• [Exercise aim] Report only the number of lines in this material that include the string "with".

• [Provided material]
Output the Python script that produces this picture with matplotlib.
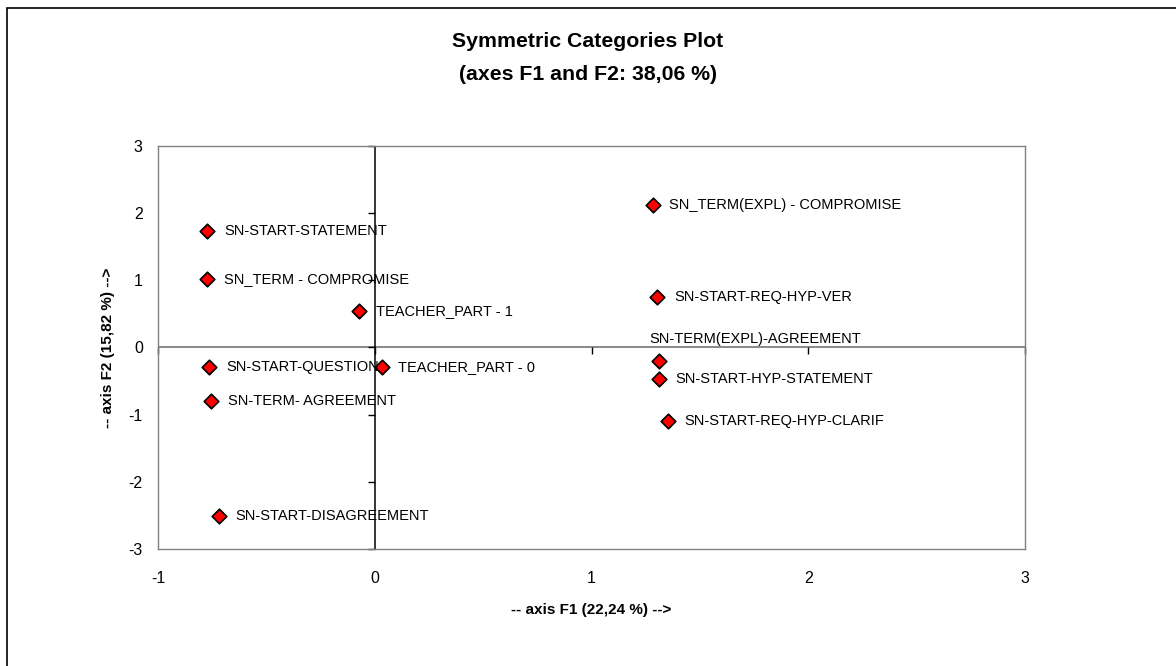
import matplotlib.pyplot as plt
from matplotlib.patches import Rectangle
from matplotlib.lines import TICKLEFT, TICKDOWN

plt.rcParams['font.family'] = ['Liberation Sans', 'DejaVu Sans']
plt.rcParams['axes.unicode_minus'] = False

labels = ["SN-START-STATEMENT", "SN_TERM - COMPROMISE", "TEACHER_PART - 1",
          "SN-START-QUESTION", "TEACHER_PART - 0", "SN-TERM- AGREEMENT",
          "SN-START-DISAGREEMENT", "SN_TERM(EXPL) - COMPROMISE",
          "SN-START-REQ-HYP-VER", "SN-TERM(EXPL)-AGREEMENT",
          "SN-START-HYP-STATEMENT", "SN-START-REQ-HYP-CLARIF"]
f1 = [-0.773, -0.773, -0.073, -0.763, 0.032, -0.755, -0.719, 1.282, 1.304, 1.311, 1.311, 1.352]
f2 = [1.734, 1.020, 0.543, -0.286, -0.295, -0.797, -2.504, 2.122, 0.747, -0.201, -0.474, -1.090]
xticks = [-1, 0, 1, 2, 3]
yticks = [-3, -2, -1, 0, 1, 2, 3]

fig = plt.figure(figsize=(11.76, 6.66), dpi=100)
ax = fig.add_axes([0.1344, 0.1757, 0.7372, 0.6051])

# outer chart border
fig.patches.append(Rectangle((0.006, -0.1), 1.2, 1.088, transform=fig.transFigure,
                             fill=False, edgecolor='black', linewidth=1.2))

ax.set_xlim(-1, 3)
ax.set_ylim(-3, 3)
ax.set_xticks(xticks)
ax.set_yticks(yticks)
ax.tick_params(length=0, labelsize=11.5, pad=11)
ax.tick_params(axis='x', pad=16)
for s in ax.spines.values():
    s.set_color('#808080')
    s.set_linewidth(1)

# zero axes with their tick marks
ax.axhline(0, color='#808080', linewidth=1.3, zorder=1)
ax.axvline(0, color='black', linewidth=1.1, zorder=1)
ax.plot([0] * len(yticks), yticks, linestyle='none', marker=TICKLEFT,
        markersize=5, color='black', clip_on=False, zorder=1)
ax.plot(xticks, [0] * len(xticks), linestyle='none', marker=TICKDOWN,
        markersize=5, color='black', clip_on=False, zorder=1)

ax.scatter(f1, f2, marker='D', s=55, color='red', edgecolor='black',
           linewidth=1.2, zorder=3)
for x, y, t in zip(f1, f2, labels):
    if t == "SN-TERM(EXPL)-AGREEMENT":
        ax.annotate(t, (x, y), xytext=(-7, 16), textcoords='offset points',
                    fontsize=10.5, va='center', ha='left')
    else:
        ax.annotate(t, (x, y), xytext=(12, 0), textcoords='offset points',
                    fontsize=10.5, va='center', ha='left')

fig.text(0.5, 0.913, "Symmetric Categories Plot\n(axes F1 and F2: 38,06 %)",
         ha='center', va='center', fontsize=15.3, fontweight='bold', linespacing=1.9)
ax.set_xlabel("-- axis F1 (22,24 %) -->", fontsize=11, fontweight='bold', labelpad=12)
ax.set_ylabel("-- axis F2 (15,82 %) -->", fontsize=11, fontweight='bold', labelpad=10)

fig.savefig("out.png", dpi=100)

• [Task response] 2